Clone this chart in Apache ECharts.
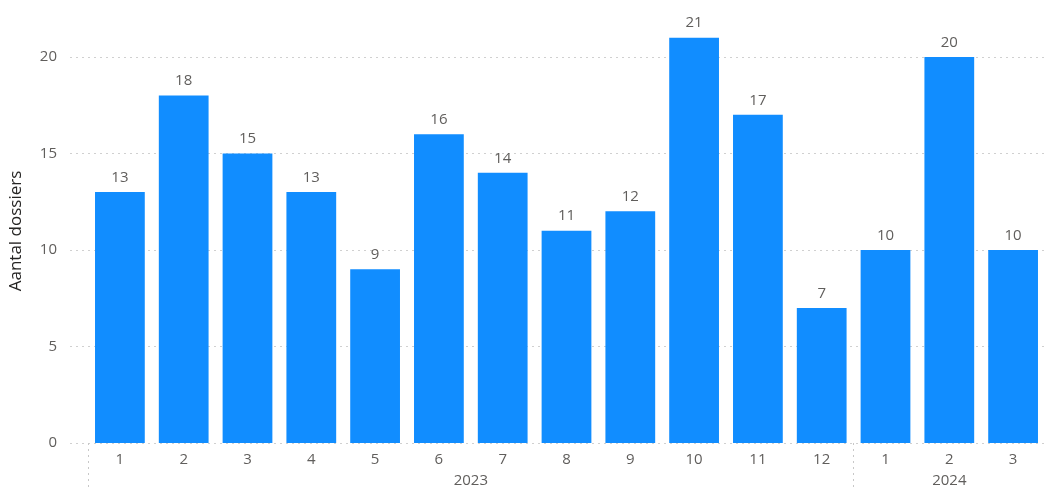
<!DOCTYPE html>
<html>
<head>
<meta charset="utf-8">
<script src="https://cdn.jsdelivr.net/npm/echarts@6/dist/echarts.min.js"></script>
<style>html,body{margin:0;padding:0;background:#fff}#c{width:1045px;height:493px}</style>
</head>
<body>
<div id="c"></div>
<script>
const months = ['1','2','3','4','5','6','7','8','9','10','11','12','1','2','3'];
const values = [13,18,15,13,9,16,14,11,12,21,17,7,10,20,10];
const years = ['2023','2024'];
const yearSpans = [12,3];
const yTicks = [0,5,10,15,20];
const yMax = 22.95;

const font = '"Open Sans", "Noto Sans", sans-serif';
const labelColor = '#605E5C';

const yearBounds = [0];
const yearCenters = [];
yearSpans.forEach((s,i)=>{ const start = yearBounds[i]; yearCenters.push(start + s/2); yearBounds.push(start + s); });

const chart = echarts.init(document.getElementById('c'));
chart.setOption({
  animation:false,
  grid:[
    {left:70, right:0, top:0, bottom:50},
    {left:88, right:0, top:0, bottom:50},
    {left:70, right:0, top:19, bottom:50}
  ],
  xAxis:[
    {gridIndex:0, type:'value', show:false, min:0, max:1},
    {gridIndex:1, type:'category', data:months, position:'bottom',
      axisLine:{show:false}, axisTick:{show:false},
      axisLabel:{color:labelColor, fontSize:15, fontFamily:font, margin:9}},
    {gridIndex:1, type:'value', min:0, max:months.length, position:'bottom',
      axisLine:{show:false}, splitLine:{show:false},
      axisTick:{show:true, customValues:yearBounds.slice(0,-1), length:47, lineStyle:{color:'#C8C8C8', type:[2,4], width:1}},
      axisLabel:{customValues:yearCenters, color:labelColor, fontSize:15, fontFamily:font, margin:30,
        formatter:(v)=>{ const i = yearCenters.indexOf(v); return i>=0 ? years[i] : ''; }}},
    {gridIndex:2, type:'value', show:false, min:0, max:1}
  ],
  yAxis:[
    {gridIndex:0, type:'value', min:0, max:yMax, interval:5,
      axisLine:{show:false}, axisTick:{show:false},
      axisLabel:{color:labelColor, fontSize:15, fontFamily:font, margin:13, showMaxLabel:false,
        formatter:(v)=> yTicks.indexOf(v)>=0 ? String(v) : ''},
      splitLine:{show:true, showMaxLine:false, lineStyle:{color:'#D0D0D0', type:[2,4], width:1}}},
    {gridIndex:1, type:'value', min:0, max:yMax, interval:5, show:false, splitLine:{show:false}},
    {gridIndex:2, type:'value', min:0, max:1, axisLine:{show:false}, axisTick:{show:false}, axisLabel:{show:false}, splitLine:{show:false},
      name:'Aantal dossiers', nameLocation:'middle', nameGap:45,
      nameTextStyle:{color:'#252423', fontSize:17, fontFamily:font}}
  ],
  series:[{
    type:'bar', xAxisIndex:1, yAxisIndex:1, data:values, barWidth:'78%',
    itemStyle:{color:'#118DFF'},
    label:{show:true, position:'top', distance:7, color:labelColor, fontSize:15, fontFamily:font}
  }]
});
</script>
</body>
</html>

## Stated exercise
Pictures are excluded; extract exactly the lines from the start of the data through the line that holds "start = yearBounds[i];", both ends included.

## In response
Clone this chart in Apache ECharts.
<!DOCTYPE html>
<html>
<head>
<meta charset="utf-8">
<script src="https://cdn.jsdelivr.net/npm/echarts@6/dist/echarts.min.js"></script>
<style>html,body{margin:0;padding:0;background:#fff}#c{width:1045px;height:493px}</style>
</head>
<body>
<div id="c"></div>
<script>
const months = ['1','2','3','4','5','6','7','8','9','10','11','12','1','2','3'];
const values = [13,18,15,13,9,16,14,11,12,21,17,7,10,20,10];
const years = ['2023','2024'];
const yearSpans = [12,3];
const yTicks = [0,5,10,15,20];
const yMax = 22.95;

const font = '"Open Sans", "Noto Sans", sans-serif';
const labelColor = '#605E5C';

const yearBounds = [0];
const yearCenters = [];
yearSpans.forEach((s,i)=>{ const start = yearBounds[i]; yearCenters.push(start + s/2); yearBounds.push(start + s); });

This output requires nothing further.